The Ice March proved no less dramatic for the Cossacks than it did for the Volunteers, with Ataman Kaledin shooting himself upon learning of the fall of Rostov-on-Don. Kaledin's replacement, Anatoly Nazarov, not only failed to convince the Volunteers to defend Novocherkassk, but also chose to surrender to the Reds, who promptly rewarded him and many other Cossack leaders with summary execution. The ensuing "Red Terror" backfired spectacularly, with thousands of Don & Kuban Cossacks rising up in rebellion and joining the Don Army.

Don army command

Command staff of the Don Army (August, 1918)

Formation of the AFSR

By the beginning of summer in 1918, the Don Army was arguably in better condition than the Volunteers, as German supplies had begun to arrive, and its manpower had swelled in the wake of the anti-Bolshevik uprisings. Much of the Don oblast was soon liberated, but the newly-elected Ataman Krasnov squandered the Don Army's rebirth with two disastrous attacks on the city of Tsaritsyn .

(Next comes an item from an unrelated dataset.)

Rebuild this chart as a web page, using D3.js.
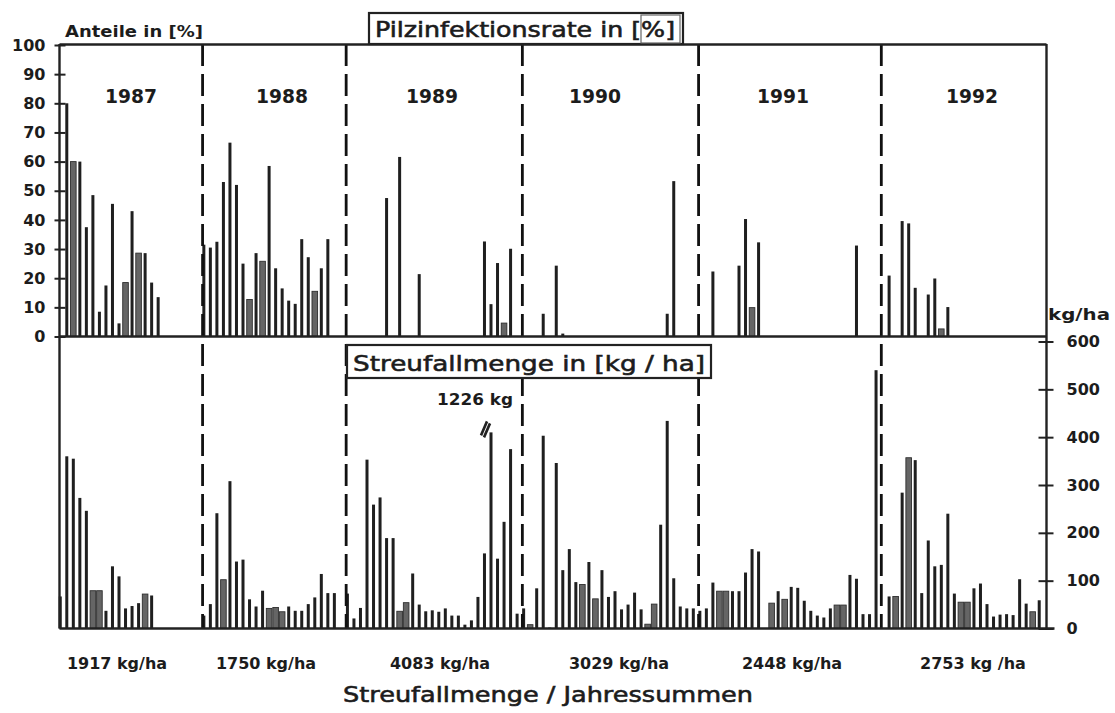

Like with the Volunteer Army, the arrival of the "Special Corps" from Ukraine proved controversial for the Cossacks. While Krasnov's open pro-German stance had earned him some benefits in the ensuing negotiations, the pro-independence leanings of the Ataman and many of his supporters made the Russians leery. The Don Army was ultimately made one of the pillars of the AFSR, but it gained little manpower from this merger, and its other gains also soon proved ephemeral.

Service in the AFSR

Having been founded as an independent, non-Russian army, the Don Army was understandably viewed with considerable suspicion by the Volunteers, and a sizeable number of Cossacks. The Don and Kuban Republics both still existed under White control, and both hoped the Don Army would act as a concrete representative of their aspirations for autonomy or outright independence.

Don army

The dichotomy of the Don Army: on the left, a frontline regiment in surplus British equipment, and on the right, a garrison unit in a mixture of Russian army fatigues and civilian clothes.

Though the Don Army had entered the merger with the other armies as the 2nd largest, the swelling ranks of the two Volunteer armies over the course of 1919 left the Don Army a distant 3rd. This fact was not helped by many Cossacks willingly choosing to serve with the Russians, as the Don Army's diminishing status left many regarding it as little more than a glorified garrison. To the White generals' frequent frustration, many Cossack units were reluctant to serve beyond their own borders, and the Don Army became a natural dumping ground for these "national" units.

Though many Cossacks were present for the battles in Central Russia and Siege of Moscow, the Don Army as a formation had largely been relegated to the reserves by the middle of 1919.